United Nations: ‘Not enough humanitarian aid for Ethiopian refugees in Sudan’
More than 40,000 Ethiopian refugees fleeing the civil war in Tigray have crossed the border into Sudan. Stéphane Dujarric, spokesperson for the United Nations’ Secretary General, said at a press briefing yesterday that there is not enough shelter capacity to meet the growing needs.
The number of Ethiopian refugees who fled the civil war in Tigray to eastern Sudan’s El Gedaref and Kassala has risen to about 40,000, reported Amira El Gaddal, Director of the El Gedaref Ministry of Health and Social Development yesterday.
There are cases of suspected COVID-19, HIV/AIDS, hepatitis, and tuberculosis, as well as people with health conditions such as diabetes and high blood pressure, she said.
There are not enough delivery rooms for the large number of pregnant Ethiopian women in refugee camps in El Gedaref. Some of them require caesarean sections.
El Gaddal called for health centres to be upgraded to deal with the crisis, along with “broader interventions” including establishing COVID-19 isolation centres in the refugee camps to contain the spread of the virus.
She added that residents of El Gedaref are already suffering from many diseases, the most prominent of which is malaria, and from a severe shortage of medicine.

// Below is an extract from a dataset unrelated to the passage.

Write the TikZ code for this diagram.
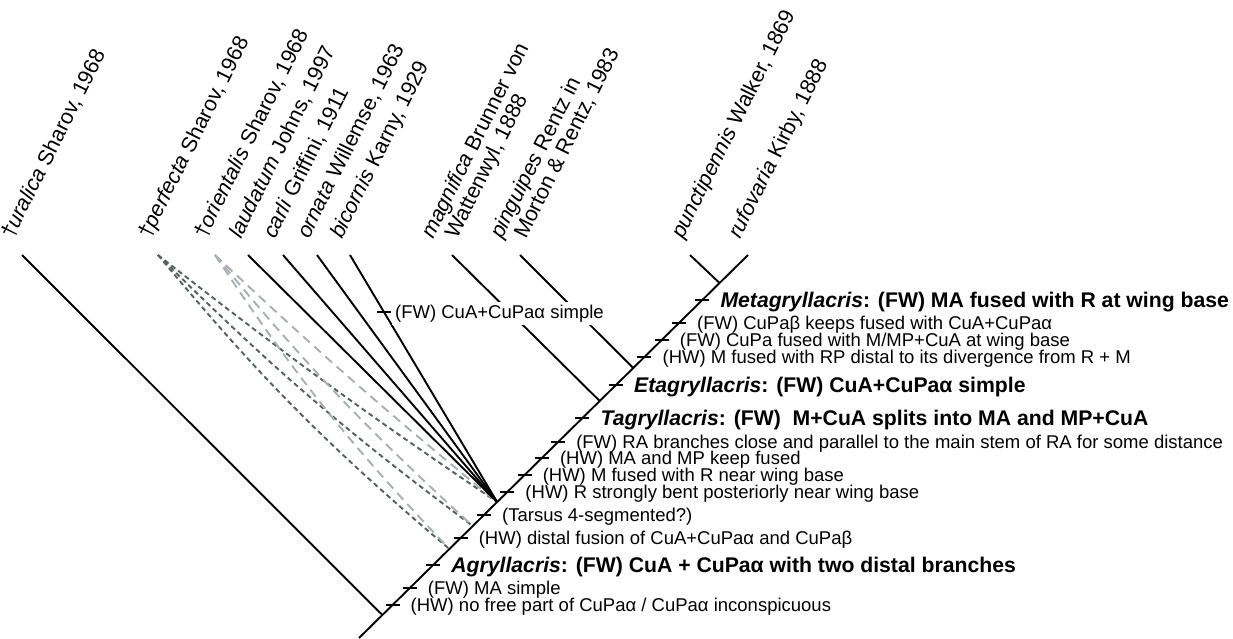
\documentclass[tikz,border=0pt]{standalone}
\usepackage{fontspec}
\setmainfont{Liberation Sans}
\usetikzlibrary{calc}
\definecolor{darkgr}{HTML}{56605F}
\definecolor{lightgr}{HTML}{A7AFB3}
\begin{document}
\begin{tikzpicture}[x=1pt,y=-1pt,
  branch/.style={line width=1.9pt,black},
  darkdash/.style={line width=1.9pt,darkgr,dash pattern=on 5pt off 3.5pt},
  lightdash/.style={line width=1.9pt,lightgr,dash pattern=on 9pt off 6pt},
  taxon/.style={rotate=63.5,anchor=base west,inner sep=0pt,font=\fontsize{21.5}{23}\selectfont},
  tickmark/.style={line width=1.6pt,black},
  note/.style={anchor=base west,inner sep=0pt,font=\fontsize{18.5}{20}\selectfont},
  headline/.style={anchor=base west,inner sep=0pt,font=\fontsize{21.2}{23}\selectfont\bfseries},
]
\useasboundingbox (0,0) rectangle (1233,638);

% tops of branches
\coordinate (tU) at (22,255);
\coordinate (tPe) at (158,255);
\coordinate (tOr) at (215,255);
\coordinate (tLa) at (248,255);
\coordinate (tCa) at (283,255);
\coordinate (tOn) at (317,255);
\coordinate (tBi) at (350,255);
\coordinate (tMa) at (452,255);
\coordinate (tPi) at (520,255);
\coordinate (tPu) at (690,255);
\coordinate (tRu) at (748,255);
\coordinate (root) at (359,638);

% junctions on the stem
\coordinate (jU) at ($(root)!{23/383}!(tRu)$);
\coordinate (jF) at ($(root)!{136/383}!(tRu)$);
\coordinate (jE2) at ($(root)!{112/383}!(tRu)$);
\coordinate (jE3) at ($(root)!{89/383}!(tRu)$);
\coordinate (jM) at ($(root)!{237/383}!(tRu)$);
\coordinate (jP) at ($(root)!{270/383}!(tRu)$);
\coordinate (jR) at ($(root)!{355/383}!(tRu)$);

% dashed fossil branches
\draw[darkdash] (tPe) to[bend right=5] (jE3);
\draw[darkdash] (tPe) to[bend right=4] (jE2);
\draw[darkdash] (tPe) to[bend right=2] (jF);
\draw[lightdash] (tOr) to[bend right=5] (jE3);
\draw[lightdash] (tOr) to[bend right=4] (jE2);
\draw[lightdash] (tOr) to[bend right=2] (jF);

% solid branches
\draw[branch] (root) -- (tRu);
\draw[branch] (tU) -- (jU);
\draw[branch] (tLa) -- (jF);
\draw[branch] (tCa) -- (jF);
\draw[branch] (tOn) -- (jF);
\draw[branch] (tBi) -- (jF);
\draw[branch] (tMa) -- (jM);
\draw[branch] (tPi) -- (jP);
\draw[branch] (tPu) -- (jR);

% taxon labels
\node[taxon] (lU) at (13,240) {†\textit{uralica} Sharov, 1968};
\node[taxon] (lPe) at (150,240) {†\textit{perfecta} Sharov, 1968};
\node[taxon] (lOr) at (206,240) {†\textit{orientalis} Sharov, 1968};
\node[taxon] (lLa) at (241,240) {\textit{laudatum} Johns, 1997};
\node[taxon] (lCa) at (275,240) {\textit{carli} Griffini, 1911};
\node[taxon] (lOn) at (309,240) {\textit{ornata} Willemse, 1963};
\node[taxon] (lBi) at (342,240) {\textit{bicornis} Karny, 1929};
\node[taxon] (lMa) at (433,240) {\textit{magnifica} Brunner von};
\node[taxon] (lMb) at (457,240) {Wattenwyl, 1888};
\node[taxon] (lPi) at (502,240) {\textit{pinguipes} Rentz in};
\node[taxon] (lPj) at (526,240) {Morton \& Rentz, 1983};
\node[taxon] (lPu) at (683,240) {\textit{punctipennis} Walker, 1869};
\node[taxon] (lRu) at (740,240) {\textit{rufovaria} Kirby, 1888};

% tick on bicornis branch
\coordinate (kB) at ($(tBi)!{57/247}!(jF)$);
\draw[tickmark] ($(kB)+(-7,0)$) -- ($(kB)+(7,0)$);
\node[note,fill=white,inner sep=3pt] (nB) at ($(kB)+(8,6)$) {(FW) CuA+CuPaα simple};

% ticks on the main stem
\foreach \yy/\nm in {300/k1,323/k2,340/k3,357/k4,385/k5,418/k6,442/k7,458/k8,475/k9,492/k10,515/k11,538/k12,565/k13,588/k14,605/k15}{
  \coordinate (\nm) at ($(root)!{(638-\yy)/383}!(tRu)$);
  \draw[tickmark] ($(\nm)+(-7,0)$) -- ($(\nm)+(7,0)$);
}

\node[headline] (n1) at ($(k1)+(18,7)$) {\textit{Metagryllacris}: (FW) MA fused with R at wing base};
\node[note] (n2) at ($(k2)+(18,6)$) {(FW) CuPaβ keeps fused with CuA+CuPaα};
\node[note] (n3) at ($(k3)+(18,6)$) {(FW) CuPa fused with M/MP+CuA at wing base};
\node[note] (n4) at ($(k4)+(18,6)$) {(HW) M fused with RP distal to its divergence from R + M};
\node[headline] (n5) at ($(k5)+(18,7)$) {\textit{Etagryllacris}: (FW) CuA+CuPaα simple};
\node[headline] (n6) at ($(k6)+(18,7)$) {\textit{Tagryllacris}: (FW) \ M+CuA splits into MA and MP+CuA};
\node[note] (n7) at ($(k7)+(18,6)$) {(FW) RA branches close and parallel to the main stem of RA for some distance};
\node[note] (n8) at ($(k8)+(18,6)$) {(HW) MA and MP keep fused};
\node[note] (n9) at ($(k9)+(18,6)$) {(HW) M fused with R near wing base};
\node[note] (n10) at ($(k10)+(18,6)$) {(HW) R strongly bent posteriorly near wing base};
\node[note] (n11) at ($(k11)+(18,6)$) {(Tarsus 4-segmented?)};
\node[note] (n12) at ($(k12)+(18,6)$) {(HW) distal fusion of CuA+CuPaα and CuPaβ};
\node[headline] (n13) at ($(k13)+(18,7)$) {\textit{Agryllacris}: (FW) CuA + CuPaα with two distal branches};
\node[note] (n14) at ($(k14)+(18,6)$) {(FW) MA simple};
\node[note] (n15) at ($(k15)+(18,6)$) {(HW) no free part of CuPaα / CuPaα inconspicuous};
\end{tikzpicture}
\end{document}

The current crisis requires a joint intervention plan of Sudanese authorities and relief organisations, said El Gaddal.
Farmers from El Gedaref say that the high number of Ethiopian refugees entering El Fashaga threaten the harvest of more than 500,000 acres of cultivated areas in the locality.
Refugee response coordination
The National Commission for Ethiopian Refugees, headed by the Commissioner for Refugees in Sudan, Abdallah Suleiman, held its first meeting at the Council of Ministers on Tuesday. The committee was formed in response to the influx of refugees crossing the eastern Sudan border to flee the Tigray conflict in Ethiopia.
Representatives of UN aid agencies and Sudanese civil society organisations participated in the planning of relief to Ethiopian refugees.
Suleiman explained that the quantities of food, health, water and shelter needs of the Ethiopian refugees has been determined, indicating the readiness of donors to provide aid for the newcomers.
The meeting took place after the United Nations warned of an increase in the flow of refugees beyond its capabilities, in a briefing by Stéphane Dujarric, Spokesman for the UN Secretary‑General, during an online call on Monday to the organization's headquarters in New York.
He said that the humanitarian response is expanding, but the flow of new arrivals exceeds the capacity on the ground, and additional funding is urgently needed. It is urgent that all parties to the conflict enable the free and safe movement of those affected in search of safety and assistance, including across international borders and within national borders, regardless of their ethnic identity.
He expressed the United Nations is “extremely concerned” about the safety of more than half a million people, and more than 200 aid workers, who remain in Mekkele, the capital of Tigray, after receiving information that the fighting could spread to the town within hours.